Matsyasana is a reclining back-bending asana. The name is derived form the Sanskrit matsya, meaning “fish,” and asana, meaning “pose.” Matsya is also the name of an incarnation of the god, Vishnu, who manifested himself as a large fish in order to save the earth from a flood. As Matsya, Vishnu was able to carry wise Hindu sages to safety, thus preserving the wisdom of all of mankind.
In matsyasana, the body is thought to resemble the shape of a fish. It is said that practicing this posture can connect the individual to the balance of earth and water, through the grounding of the limbs into the earth, and the lifting of the chest like the crest of a wave
This asana is useful for opening the chest, stretching the intercostal muscles between the ribs, improving circulation to the breasts and lungs, stimulating the liver and kidneys, and relieving tension in the neck and shoulders.. It is part of the primary series of Ashtanga yoga and is often performed in Hatha yoga as a counterpose for sarvangasana, or shoulder stand pose.People with back or neck injuries should consult an experienced teacher about modifications using a block or folded blanket for support, or avoid this pose. Those who have migraines, or high or low blood pressure should proceed with caution
- Sit in dandasana (staff pose), legs straight out in front of you. Press your hands (or fingertips) into the floor at your sides. Broaden your collarbones and lift your chest. Point your elbows back; if your arms are long enough, bend your elbows back as you draw the bottom tips of your shoulder blades in and continue to widen your collarbones.

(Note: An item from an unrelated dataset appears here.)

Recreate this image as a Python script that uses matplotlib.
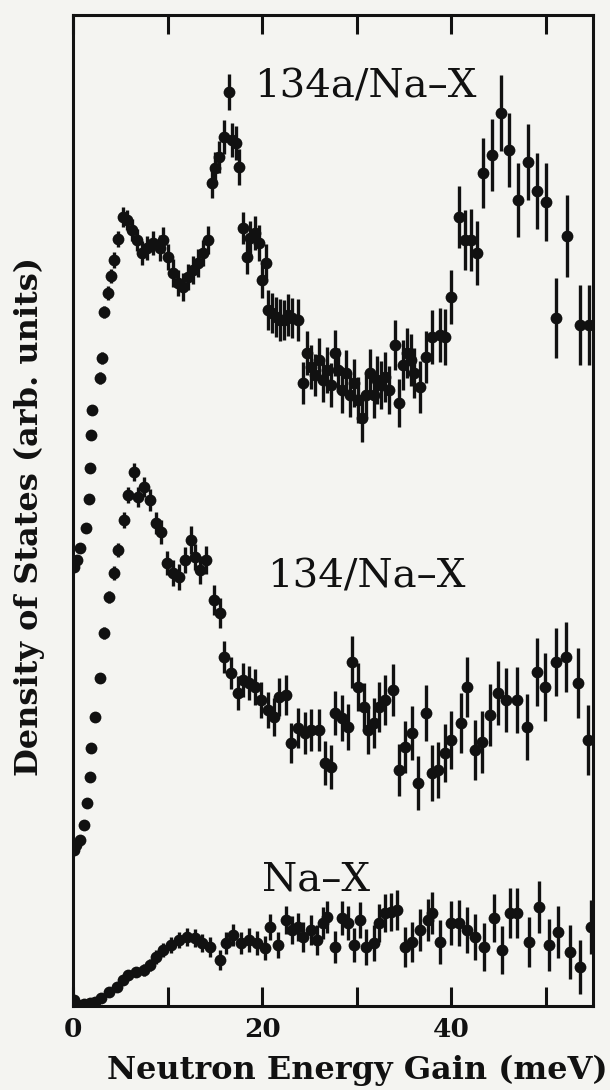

- Now move your hands back an inch or so. Roll your shoulders back, point your elbows back, bend your elbows, and lift your chest. Exhale from the point between the bottom tips of your shoulder blades to the base of your skull. Lift and open the back of your heart. Lengthen that upper part of your spine, and notice if any tension has begun to form in your neck or at the base of your skull. If so, release it. Keep the back of your neck long (avoid lifting your chin and shortening it).
- Now, lie on your back, knees bent. Lift your hips and bring your hands under your buttocks, palms down. Straighten your legs. (If this strains your back, keep them bent.) Roll your shoulders back, and press your forearms into the floor. Draw the shoulder-blade tips in toward your front body, and use that action to lift your chest.
- Continue to lengthen your spine from between the shoulder blades to the base of your skull. Keep lifting the chest and lengthening the back body to bring your head back until it just touches the floor. Depending on how high your chest is, either the crown or the back of your head will approach the floor. Don’t shorten or “crunch” the back of your neck in an effort to get it down. All weight should be on your forearms and elbows, not your skull! Your head should float free, with your hair just grazing the floor. Imagine it waving gently like seaweed. Relax your neck and face.
- Keep pressing your forearms down and lifting the tips of your shoulder blades up toward your heart to support the lift of your breastbone. Draw your kidneys and vertebral column in toward the front body, without gripping your back muscles or digging the rim of your sacrum into your back. Draw the tops of your thighbones down. Intend your tailbone toward your heels. Let go of all muscular action that is not directly involved with maintaining the shape of the asana: Soften your eyes, jaw, and throat. Imagine yourself floating, supported by the living water beneath you. Stay for as long as you are comfortable, then lower your chest and head to the floor, remove your hands from underneath, and roll slowly to a seated position.